Nevertheless, the question for me, in the end, is whether I am convinced that the Deputy Adjudicator was wrong in her conclusion that there was simply no sufficient evidence to make good the case advanced in this regard by Mr Kuppusamy. I must take into account the fact that the adumbration of reasons may be incomplete but the ultimate overall assessment, informed by the trial process and the impressions formed in seeing the evidence being opened and given, nevertheless unassailable. Ultimately, the connected questions whether Mr Pancious had advanced part of the purchase price to fund Mr Mathankanna’s share and whether the payments made to Mr Pancious were to repay Mr Pancious and by doing so acquire Mr Mathankanna’s share depend for their answer, in the absence of Mr Pancious, on an assessment of the credibility of Mr Mathankanna and Vijay. That is, once again, a matter pre-eminently for the trial judge.
In my judgment there is no sufficient basis for a conclusion that the Deputy Adjudicator was, as regards this crucial element of the case, not only somewhat too dismissive or cursory in her approach, but also wrong.
In so concluding I have also taken into account the remaining principal objection to the Deputy Adjudicator’s Decision: that is, her apparent failure to address the point that, even if not received, what really matters is Vijay’s apparent intention that Dr Vera should correspond with Mr Mathankanna about the Transfer.
This too gave me real pause for thought, and caused me further hesitation. The Decision might usefully have expressly addressed this point. Once more, however, I have concluded that the omission is one of expression, not of actual consideration: it is quite clear from the transcript of the closing submissions that the Deputy Adjudicator focused on the point, and I think I should take it that she took it into account in forming her conclusions accordingly.
The Deputy Adjudicator also took into account in this regard the unexplained delay of some 22 months between the time when on Mr Kuppusamy’s case Mr Mathankanna had evinced contentment to make the Transfer, and the time when the Transfer is said actually to have been signed: see paragraph 24 of the Decision. Although the Conveyancing File contained a copy of the letter as supposedly sent in the right sequence, proof that it was really intended to be and actually was sent was lacking.
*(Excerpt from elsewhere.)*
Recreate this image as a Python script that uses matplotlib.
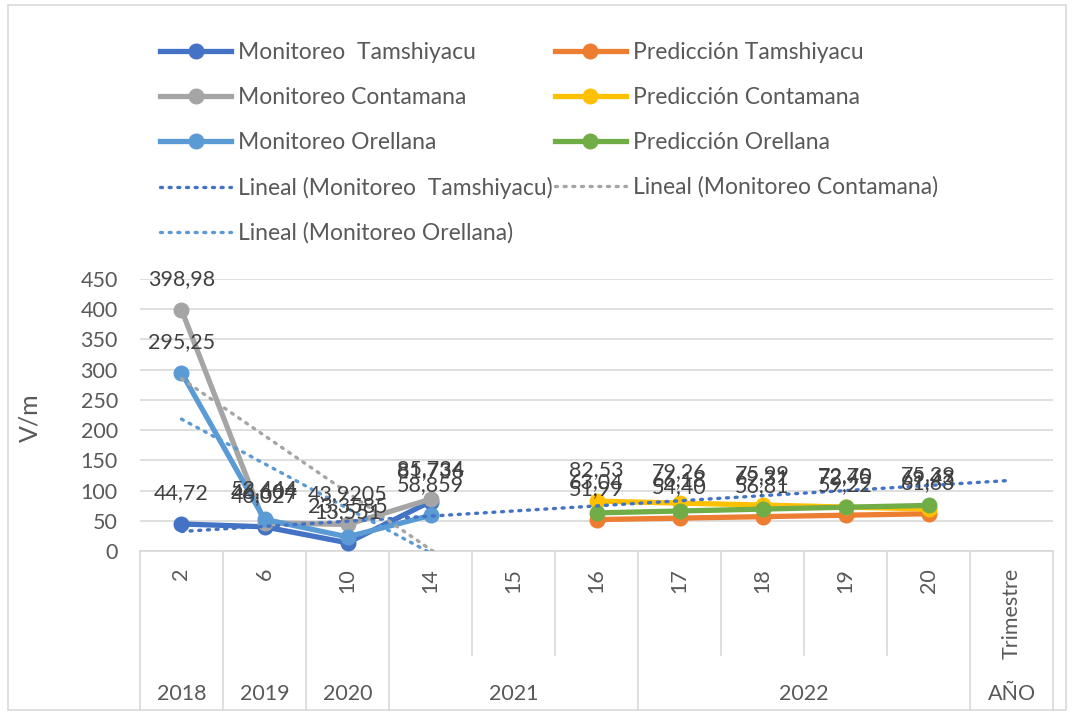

Further, although perhaps not wishing to say so, it seems clear to me that the Deputy Adjudicator was somewhat sceptical about Dr Vera’s evidence on the point; and my reading of the transcript enables me to understand why that might have been so.
All in all, put shortly, I do not think that this point would justify me in allowing the appeal, either on its own or in combination with the other points that I have sought to address. Neither that point nor the others I have mentioned is such as unequivocally to suggest that the Deputy Adjudicator came to the wrong conclusion on the ultimate issue in the case.
Disposition of the appeal
It follows that, in my judgment, this appeal must be dismissed.
Ordinarily, of course, costs would follow that event. It may be that it will be possible to draw up an agreed minute for my consideration without the need for further attendances. But I shall leave it to Counsel to decide whether a further hearing is required.
Postscript
Since circulating a draft of this judgment, my attention has been drawn to the very recently published decision of the Privy Council in Mutual Holdings (Bermuda) Limited and others v Diane Hendricks and others [2013] UKPC 13, allowing an appeal from a decision of the Court of Appeal of Bermuda. This once more emphasises the dangers of overturning findings of fact by a trial judge which turn on the credibility of witnesses, especially in the context of an allegation of fraud. Although in the present case analysis of the surrounding circumstances informed and may more significantly have affected the Deputy Adjudicator’s assessment of credibility than in that appeal to the Privy Council, the further emphasis of the dangers of reconstruction on the basis of documents, without the benefit of hearing the witnesses and watching them being cross-examined, has reinforced me in my conclusion that there is no sufficient basis for intervening in this case. On the ultimate issue, the Deputy Adjudicator believed Mr Mathankanna and disbelieved Mr Kuppusamy and Vijay. Her assessment and conclusions should not be disturbed.
Also since circulating that draft, Counsel have agreed a form of Order in respect of all matters, except costs. Counsel for Mr Kuppusamy has invited me to indicate whether I would entertain submissions to the effect that the Court should in this case exercise its general discretion in respect of costs by disallowing a percentage of Mr Mathankanna’s costs on the basis that (a) he was found by the Deputy Adjudicator to have lied on certain issues, (b) that finding was untouched on appeal and (c) it is apparent that the appeal, although ultimately unsuccessful, was finely balanced. Counsel for Mr Mathankanna’s answer is that (i) there was no appeal against the costs order made against Mr Kuppusamy below, (ii) I have not criticised in this judgment the way the appeal was conducted and (iii) there is no sufficient reason to depart from the usual order that costs follow the event. My preliminary view is that for the reasons stated by Counsel for Mr Mathankanna costs should indeed follow the event, and so Mr Kuppusamy must pay the costs of the appeal, such costs to be the subject of detailed assessment if not agreed. I shall leave it to Counsel for Mr Kuppusamy whether he wishes to persuade me otherwise in oral submissions. I do not understand any order for payment on account to be sought: if that is incorrect, then the matter should be addressed after formal delivery of this judgment.
Finally, I take it that Barclays has not incurred any costs in connection with the appeal. If that is or may be incorrect, Barclays may apply to me for such order as it is advised is appropriate: Barclays should be sent a copy of this judgment as soon as possible.